Paulo Caiado
Paulo Caiado
Presidente da Direção Nacional da APEMIP

Em Portugal, cada ano, 90% das casas vendidas são usadas

31/07/2024

Portanto, atribuir a subida de preços de uma forma simples à especulação é o mesmo que dizer que os portugueses são maioritariamente os culpados pelo problema da habitação em Portugal e talvez não seja isso que se passa.

Tal como ter culpado os Vistos Gold pela subida de preços, ignorando que em dez anos em Portugal foram transacionados um milhão e meio de casas e que nesse mesmo período, ao abrigo dos Vistos Gold, foram transacionadas doze mil habitações. 

Igualmente, também não é correto culpar o alojamento local pela subida de preços. Basta percebermos a quantidade de lugares onde não há qualquer alojamento local e os preços são profundamente inacessíveis. 

Este tipo de culpabilização talvez sirva para saciar algumas ideias políticas, mas não serve para termos mais casas com preços acessíveis para grande parte da nossa população.

Há um outro dado relevante: quando temos cerca de 70% das famílias portuguesas proprietárias de um imóvel e quando sabemos que entre 2018 e 2024, de forma geral, a média nacional de valorização do parque habitacional foi de 50%, isto é o mesmo que dizer que 70% das famílias portuguesas são hoje proprietárias ou dispõem de um valor patrimonial que valorizou 50%. Talvez essas famílias não tenham interesse em aceitar a desvalorização das suas poupanças.
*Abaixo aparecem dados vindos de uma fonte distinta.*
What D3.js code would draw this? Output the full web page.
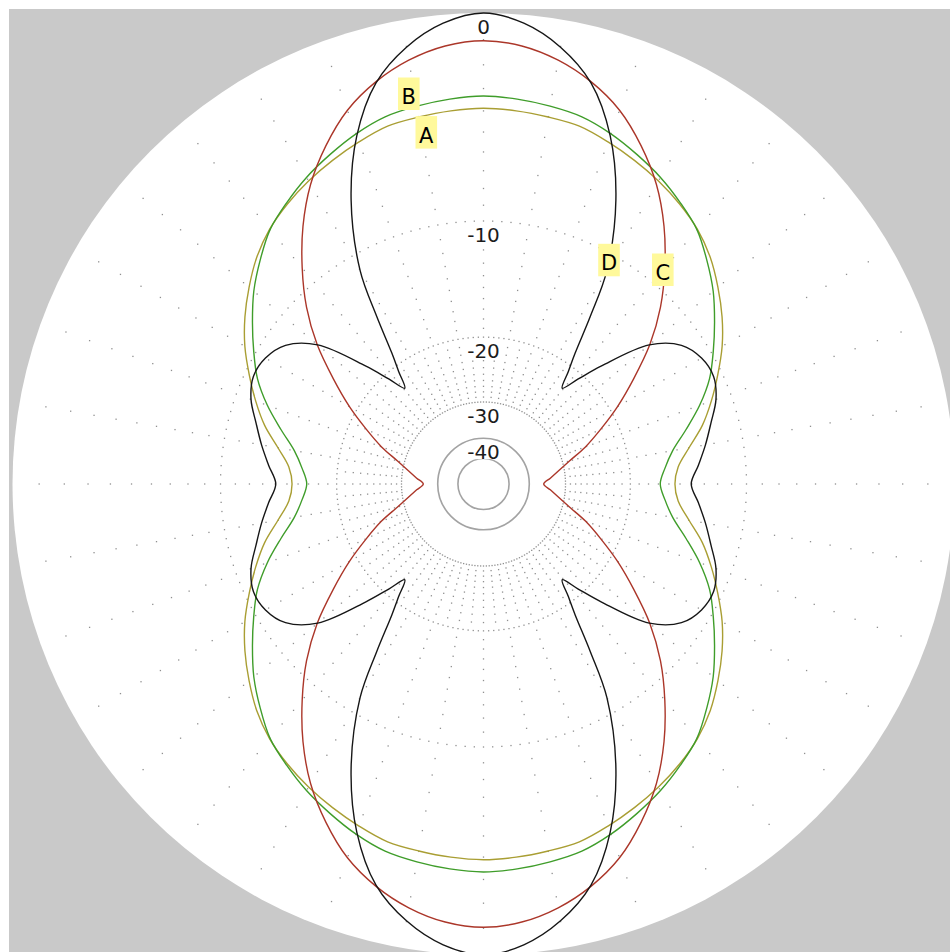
<!DOCTYPE html>
<html>
<head>
<meta charset="utf-8">
<script src="https://cdn.jsdelivr.net/npm/d3@7"></script>
<style>
  html, body { margin: 0; padding: 0; background: #fff; overflow: hidden; }
  svg { display: block; }
</style>
</head>
<body>
<svg id="chart" width="950" height="952"></svg>
<script>
// Azimuth angles in degrees, clockwise from the top of the plot
const angles = [
  0, 5, 10, 15, 20, 25, 30, 35, 40, 45, 50, 55, 60, 65, 70, 75, 80, 85,
  90, 95, 100, 105, 110, 115, 120, 125, 130, 135, 140, 145, 150, 155, 160, 165, 170, 175,
  180, 185, 190, 195, 200, 205, 210, 215, 220, 225, 230, 235, 240, 245, 250, 255, 260, 265,
  270, 275, 280, 285, 290, 295, 300, 305, 310, 315, 320, 325, 330, 335, 340, 345, 350, 355
];

// Relative gain in dB for each trace
const gainA = [
  -3.88, -3.93, -4.02, -4.12, -4.42, -4.75, -5.1, -5.5, -5.97, -6.6, -7.4, -8.25, -9.2, -10.3, -11.4, -12.56, -13.97, -15.1,
  -15.45, -15.1, -13.97, -12.56, -11.4, -10.3, -9.2, -8.25, -7.4, -6.6, -5.97, -5.5, -5.1, -4.75, -4.42, -4.12, -4.02, -3.93,
  -3.88, -3.93, -4.02, -4.12, -4.42, -4.75, -5.1, -5.5, -5.97, -6.6, -7.4, -8.25, -9.2, -10.3, -11.4, -12.56, -13.97, -15.1,
  -15.45, -15.1, -13.97, -12.56, -11.4, -10.3, -9.2, -8.25, -7.4, -6.6, -5.97, -5.5, -5.1, -4.75, -4.42, -4.12, -4.02, -3.93
];
const gainB = [
  -3.33, -3.4, -3.52, -3.68, -4.02, -4.45, -4.9, -5.43, -6.0, -6.85, -7.75, -8.8, -9.85, -10.91, -12.3, -13.9, -15.39, -16.3,
  -16.82, -16.3, -15.39, -13.9, -12.3, -10.91, -9.85, -8.8, -7.75, -6.85, -6.0, -5.43, -4.9, -4.45, -4.02, -3.68, -3.52, -3.4,
  -3.33, -3.4, -3.52, -3.68, -4.02, -4.45, -4.9, -5.43, -6.0, -6.85, -7.75, -8.8, -9.85, -10.91, -12.3, -13.9, -15.39, -16.3,
  -16.82, -16.3, -15.39, -13.9, -12.3, -10.91, -9.85, -8.8, -7.75, -6.85, -6.0, -5.43, -4.9, -4.45, -4.02, -3.68, -3.52, -3.4
];
const gainC = [
  -1.04, -1.18, -1.55, -2.12, -2.9, -4.0, -5.3, -6.92, -8.8, -10.85, -13.28, -16.2, -19.1, -22.2, -25.2, -28.6, -31.25, -33.45,
  -35.3, -33.45, -31.25, -28.6, -25.2, -22.2, -19.1, -16.2, -13.28, -10.85, -8.8, -6.92, -5.3, -4.0, -2.9, -2.12, -1.55, -1.18,
  -1.04, -1.18, -1.55, -2.12, -2.9, -4.0, -5.3, -6.92, -8.8, -10.85, -13.28, -16.2, -19.1, -22.2, -25.2, -28.6, -31.25, -33.45,
  -35.3, -33.45, -31.25, -28.6, -25.2, -22.2, -19.1, -16.2, -13.28, -10.85, -8.8, -6.92, -5.3, -4.0, -2.9, -2.12, -1.55, -1.18
];

// Trace D has sharp nulls, so it is sampled more finely around them
const anglesD = [
  0, 5, 10, 15, 20, 25, 30, 32.5, 35, 37, 39.4, 42, 45, 50, 55, 60, 65, 70, 75, 80, 85,
  90, 95, 100, 105, 110, 115, 120, 125, 130, 135, 138, 140.6, 143, 145, 147.5, 150, 155, 160, 165, 170, 175,
  180, 185, 190, 195, 200, 205, 210, 212.5, 215, 217, 219.4, 222, 225, 230, 235, 240, 245, 250, 255, 260, 265,
  270, 275, 280, 285, 290, 295, 300, 305, 310, 315, 318, 320.6, 323, 325, 327.5, 330, 335, 340, 345, 350, 355
];
const gainD = [
  0, -0.31, -1.03, -2.16, -4.12, -7.0, -11.08, -14.8, -18.55, -20.7, -22.9, -20.7, -17.8, -13.35, -11.45, -10.75, -10.6, -11.05, -11.9, -12.65, -13.4,
  -14.05, -13.4, -12.65, -11.9, -11.05, -10.6, -10.75, -11.45, -13.35, -17.8, -20.7, -22.9, -20.7, -18.55, -14.8, -11.08, -7.0, -4.12, -2.16, -1.03, -0.31,
  0, -0.31, -1.03, -2.16, -4.12, -7.0, -11.08, -14.8, -18.55, -20.7, -22.9, -20.7, -17.8, -13.35, -11.45, -10.75, -10.6, -11.05, -11.9, -12.65, -13.4,
  -14.05, -13.4, -12.65, -11.9, -11.05, -10.6, -10.75, -11.45, -13.35, -17.8, -20.7, -22.9, -20.7, -18.55, -14.8, -11.08, -7.0, -4.12, -2.16, -1.03, -0.31
];

const seriesNames = ["A", "B", "C", "D"];
const ringLevels = [0, -10, -20, -30, -40];
const ringLabels = ["0", "-10", "-20", "-30", "-40"];

// ---- layout ----
const W = 950, H = 952;
const cx = 483.5, cy = 484, R = 471;
const colors = { A: "#a99e33", B: "#3f9d2a", C: "#ab3629", D: "#161616" };
// trace-letter tags, offsets from the plot centre (box centre x, text baseline y)
const tagSpots = {
  A: [-57.2, -341.4],
  B: [-74.7, -380],
  C: [179.3, -204],
  D: [125.5, -213.7]
};

const svg = d3.select("#chart");

// ARRL-style log radial scale: radius shrinks by 0.89 every 2 dB
const logScale = d3.scaleLog()
  .domain([R * Math.pow(0.89, 25), R])
  .range([-50, 0]);
const radius = dB => logScale.invert(dB);
const angleScale = d3.scaleLinear().domain([0, 360]).range([0, 2 * Math.PI]);

const toXY = (deg, r) => {
  const a = angleScale(deg);
  return [r * Math.sin(a), -r * Math.cos(a)];
};

// window background
svg.append("rect").attr("x", 9).attr("y", 9)
  .attr("width", W - 9).attr("height", H - 9).attr("fill", "#c9c9c9");

const g = svg.append("g").attr("transform", `translate(${cx},${cy})`);

g.append("circle").attr("r", radius(0)).attr("fill", "#fff");

// ---- grid ----
// 10-degree spokes run from -1 dB in to -29 dB; the extra 5-degree spokes
// only fill the band between the -20 and -30 dB rings. One dot per dB.
const grid = g.append("g");
const dots = [];
d3.range(0, 360, 5).forEach(a => {
  const levels = a % 10 === 0
    ? d3.range(-1, -30, -1).filter(l => l !== -10 && l !== -20)
    : d3.range(-21, -30, -1);
  levels.forEach(l => dots.push(toXY(a, radius(l))));
});
[-10, -20, -30].forEach(l => {
  d3.range(0, 360, 2).forEach(a => dots.push(toXY(a, radius(l))));
});
grid.selectAll("rect.dot").data(dots).join("rect")
  .attr("class", "dot")
  .attr("x", d => d[0] - 0.65).attr("y", d => d[1] - 0.65)
  .attr("width", 1.3).attr("height", 1.3)
  .attr("fill", "#909090");

[-40, -50].forEach(l => {
  grid.append("circle").attr("r", radius(l))
    .attr("fill", "none").attr("stroke", "#a3a3a3").attr("stroke-width", 1.6);
});

// ---- traces ----
const series = [
  { name: seriesNames[0], ang: angles, gain: gainA },
  { name: seriesNames[1], ang: angles, gain: gainB },
  { name: seriesNames[2], ang: angles, gain: gainC },
  { name: seriesNames[3], ang: anglesD, gain: gainD }
];

const radial = d3.lineRadial()
  .angle(d => angleScale(d[0]))
  .radius(d => radius(d[1]))
  .curve(d3.curveCatmullRomClosed.alpha(0.5));

g.append("g").selectAll("path").data(series).join("path")
  .attr("d", s => radial(s.ang.map((a, i) => [a, s.gain[i]])))
  .attr("fill", "none")
  .attr("stroke", s => colors[s.name])
  .attr("stroke-width", 1.4)
  .attr("stroke-linejoin", "round");

// ---- ring labels ----
const labelG = g.append("g")
  .attr("font-family", "'DejaVu Sans', sans-serif")
  .attr("font-size", 20)
  .attr("fill", "#1c1c1c");
ringLevels.forEach((l, i) => {
  const y = -radius(l) + 20.5;
  const bg = labelG.append("rect").attr("fill", "#fff");
  const t = labelG.append("text")
    .attr("x", 0).attr("y", y)
    .attr("text-anchor", "middle")
    .text(ringLabels[i]);
  const bb = t.node().getBBox();
  bg.attr("x", bb.x - 1).attr("y", y - 16)
    .attr("width", bb.width + 2).attr("height", 16.5);
});

// ---- trace tags ----
const tagG = g.append("g")
  .attr("font-family", "'DejaVu Sans', sans-serif")
  .attr("font-size", 21);
seriesNames.forEach(n => {
  const [dx, dy] = tagSpots[n];
  const tg = tagG.append("g").attr("transform", `translate(${dx},${dy})`);
  tg.append("rect")
    .attr("x", -10.8).attr("y", -26.5)
    .attr("width", 21.6).attr("height", 32.5)
    .attr("fill", "#fff99b");
  tg.append("text")
    .attr("x", 0).attr("y", 0)
    .attr("text-anchor", "middle")
    .attr("fill", "#000")
    .text(n);
});
</script>
</body>
</html>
Segundo o INE, no 1.º trimestre do ano, o preço mediano de alojamentos familiares em Portugal foi 1.644€/m2, e, atualmente, em Portugal, dificilmente se constrói uma casa abaixo de 1.600€/m2, sem contar com o custo do terreno. 

É um facto que são necessárias muito mais casas e a preços acessíveis, o que só será possível com a intervenção do Estado, que tem ao seu dispor algumas “ferramentas” que o podem permitir, como a disponibilização de terrenos e a estrutura fiscal que incide sobre a construção.

Também a estrutura fiscal de tributação das mais valias em habitação própria e permanente deve ser repensada, uma vez que não faz qualquer sentido continuar a incentivar as pessoas a procurarem uma casa de valor superior à que venderam como meio para usufruir da isenção. 

Já conhecemos “alturas” onde algumas “faixas” do mercado se caracterizavam por base especulativa, como o que vivemos antes de 2009. À época, muitos bancos incentivavam as pessoas a contraírem financiamentos hipotecários superiores ao valor das casas, o que se veio a revelar catastrófico.

Hoje, de facto, o valor das casas nada tem a ver com isso. 63% das famílias proprietárias de um imóvel tem a sua casa paga e as restantes 37% têm em média um valor em dívida inferior a 68.000€. Quando alguém que tem uma casa e decide vendê-la, tem um proveito financeiro muito maior para enfrentar nova aquisição (todo aquele que resulta da valorização das casas.)

É claro que a valorização das casas tem gerado grande exclusão habitacional, principalmente para aqueles que não têm qualquer casa, sendo que é crítico procurar soluções. Os baixos rendimentos da generalidade da população portuguesa estão a tornar cada vez maior a barreira do acesso à habitação.

O Estado tem de aumentar a oferta de habitação pública e implementar um novo segmento de mercado com preços controlados, onde as contrapartidas propostas têm como exigência preços acessíveis, e só o conseguirá fazer com o envolvimento do setor privado.